An analytical review released by the European Commission on 19 December 2008 shows that the economic slowdown is now starting to impact more clearly on EU labour markets.
Quarterly employment growth ground to a standstill in the third quarter of 2008, while the unemployment rate has begun to edge up again. However, the recent labour market deterioration has not affected all parts of the EU to the same extent.
The EU economy is now clearly suffering from the ongoing global financial crisis, which deepened and broadened in the autumn, and the recent housing market downturn witnessed in several Member States. Economic output for the EU contracted marginally (by 0.2%) in the third quarter of 2008, having already come to a standstill in the previous quarter, raising fears of the EU sliding into recession.
The signs are that the economic slowdown is starting to have a stronger impact on labour markets. In the third quarter, employment growth in the EU came to a standstill with zero quarter-on-quarter growth, reflecting underlying employment contraction or stagnation in most large Member States (except Germany and Poland). Year-on-year growth in the EU dropped to 1%: total employment had nevertheless increased by 2.2 million from a year earlier, thanks to a strong performance during the winter of 2007/2008.
Underlying developments at EU level were generally lacklustre performances in the labour markets of most large Member States, apart from Poland. In the third quarter, employment remained unchanged in France and Italy, fell in the UK and contracted considerably in Spain, but continued to expand in Germany and Poland. Among the remaining Member States employment contracted in Denmark, Finland, Latvia and Portugal and increased significantly only in Slovakia.
The fall in the unemployment rate over recent years has now clearly come to an end, with the EU average edging up again to 7% by the third quarter. This has mainly been driven by a sharp rise in Spain over 2008, together with more moderate increases in France, Italy and the UK.

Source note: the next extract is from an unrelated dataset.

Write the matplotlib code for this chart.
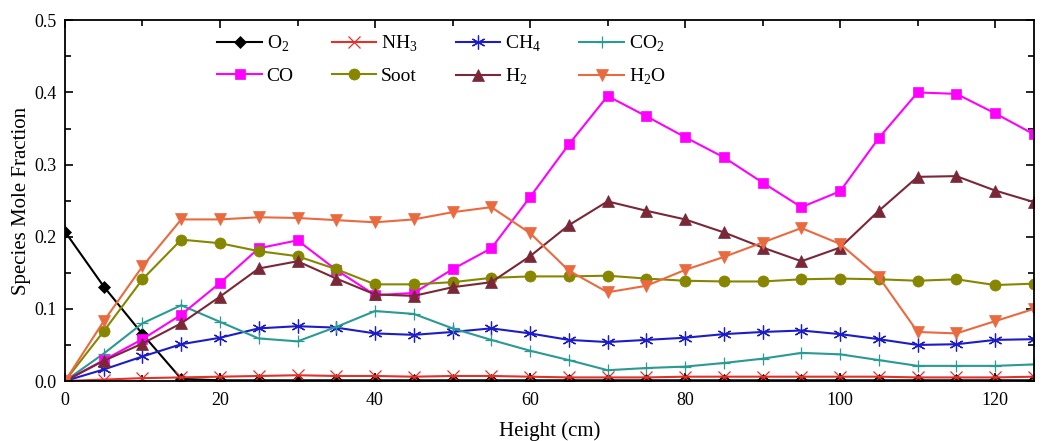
import numpy as np
import matplotlib
matplotlib.use("Agg")
import matplotlib.pyplot as plt
from matplotlib.ticker import MultipleLocator

plt.rcParams['font.family'] = ['Liberation Serif', 'DejaVu Serif']
plt.rcParams['mathtext.fontset'] = 'custom'
plt.rcParams['mathtext.rm'] = 'Liberation Serif'

height = np.arange(0, 130, 5)

o2 = [0.207, 0.131, 0.065, 0.003, 0.001, 0.001, 0.001, 0.001, 0.001, 0.001, 0.001, 0.001, 0.001,
      0.001, 0.001, 0.001, 0.001, 0.001, 0.001, 0.001, 0.001, 0.001, 0.001, 0.001, 0.001, 0.001]
nh3 = [0.0, 0.002, 0.004, 0.005, 0.006, 0.007, 0.008, 0.007, 0.007, 0.006, 0.007, 0.007, 0.006,
       0.005, 0.005, 0.005, 0.006, 0.006, 0.006, 0.006, 0.006, 0.006, 0.005, 0.005, 0.005, 0.006]
ch4 = [0.0, 0.016, 0.034, 0.051, 0.060, 0.073, 0.076, 0.074, 0.066, 0.064, 0.068, 0.073, 0.066,
       0.057, 0.054, 0.057, 0.060, 0.065, 0.068, 0.070, 0.065, 0.058, 0.050, 0.051, 0.057, 0.058]
co2 = [0.0, 0.038, 0.080, 0.105, 0.082, 0.059, 0.055, 0.075, 0.097, 0.093, 0.073, 0.057, 0.042,
       0.029, 0.015, 0.018, 0.020, 0.025, 0.031, 0.039, 0.037, 0.029, 0.021, 0.021, 0.021, 0.023]
co = [0.0, 0.029, 0.058, 0.092, 0.136, 0.184, 0.195, 0.154, 0.119, 0.122, 0.155, 0.184, 0.255,
      0.328, 0.395, 0.367, 0.338, 0.310, 0.275, 0.241, 0.263, 0.337, 0.400, 0.398, 0.371, 0.342]
soot = [0.0, 0.069, 0.141, 0.196, 0.191, 0.180, 0.173, 0.155, 0.134, 0.134, 0.137, 0.143, 0.145,
        0.145, 0.146, 0.142, 0.139, 0.138, 0.138, 0.141, 0.142, 0.141, 0.139, 0.141, 0.133, 0.135]
h2 = [0.0, 0.028, 0.052, 0.080, 0.117, 0.156, 0.166, 0.142, 0.120, 0.118, 0.130, 0.137, 0.173,
      0.216, 0.249, 0.236, 0.224, 0.206, 0.185, 0.166, 0.185, 0.236, 0.283, 0.284, 0.264, 0.248]
h2o = [0.0, 0.083, 0.159, 0.224, 0.224, 0.227, 0.226, 0.223, 0.220, 0.224, 0.234, 0.241, 0.205,
       0.153, 0.123, 0.132, 0.154, 0.172, 0.192, 0.212, 0.190, 0.144, 0.068, 0.066, 0.083, 0.100]

series = [
    ("O$_2$", o2, "black", "D", 6),
    ("NH$_3$", nh3, "#e2302a", "x", 8),
    ("CH$_4$", ch4, "#1c1cc8", (6, 2, 0), 10),
    ("CO$_2$", co2, "#2a9a92", "+", 9),
    ("CO", co, "#ff00ff", "s", 7),
    ("Soot", soot, "#868600", "o", 8),
    ("H$_2$", h2, "#7a2838", "^", 8),
    ("H$_2$O", h2o, "#ea6a40", "v", 8),
]

fig = plt.figure(figsize=(10.43, 4.41), dpi=100)
ax = fig.add_axes([0.0623, 0.136, 0.929, 0.818])

lines = {}
for name, vals, col, mk, ms in series:
    thin = mk in ("x", "+", (6, 2, 0))
    ln, = ax.plot(height, vals, color=col, marker=mk, markersize=ms, linewidth=1.5,
                  markeredgewidth=0.9 if thin else 0.5, label=name)
    lines[name] = ln

ax.set_xlim(0, 125)
ax.set_ylim(0, 0.5)
ax.xaxis.set_major_locator(MultipleLocator(20))
ax.xaxis.set_minor_locator(MultipleLocator(10))
ax.yaxis.set_major_locator(MultipleLocator(0.1))
ax.yaxis.set_minor_locator(MultipleLocator(0.05))
ax.yaxis.set_major_formatter(matplotlib.ticker.FormatStrFormatter('%.1f'))
ax.tick_params(which='both', direction='in', top=True, right=True, labelsize=13)
ax.tick_params(axis='x', pad=8)
ax.tick_params(axis='y', pad=6)
ax.tick_params(which='major', length=6, width=1.2)
ax.tick_params(which='minor', length=4, width=1.2)
for sp in ax.spines.values():
    sp.set_linewidth(1.3)

ax.set_xlabel("Height (cm)", fontsize=15, labelpad=9)
ax.set_ylabel("Species Mole Fraction", fontsize=15, labelpad=2)

order = ["O$_2$", "CO", "NH$_3$", "Soot", "CH$_4$", "H$_2$", "CO$_2$", "H$_2$O"]
ax.legend([lines[k] for k in order], order, ncol=4, frameon=False, fontsize=14,
          loc='upper left', bbox_to_anchor=(0.139, 1.01), handlelength=2.3,
          columnspacing=1.95, handletextpad=0.25, labelspacing=0.65)

fig.savefig("out.png", dpi=100)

Year-on-year growth in hourly labour costs accelerated to 4.1% in the third quarter in nominal terms, reflecting strong wage increases in most of the new Member States and a strong pick up in wage growth in Germany (in contrast to the previous wage moderation), but this being prior to the decline in inflation in the last quarter of 2008. The overall job vacancy rate fell to 1.9%, indicating that demand for new workers has started to fall in response to the slowdown in economic activity.
The ongoing fallout from the financial crisis and continued declines in business and consumer confidence point to further deterioration in the labour market in the months ahead. Pessimistic employment expectations in industry and construction have now been extended to the services sector, with the outlook for employment and unemployment now decidedly negative.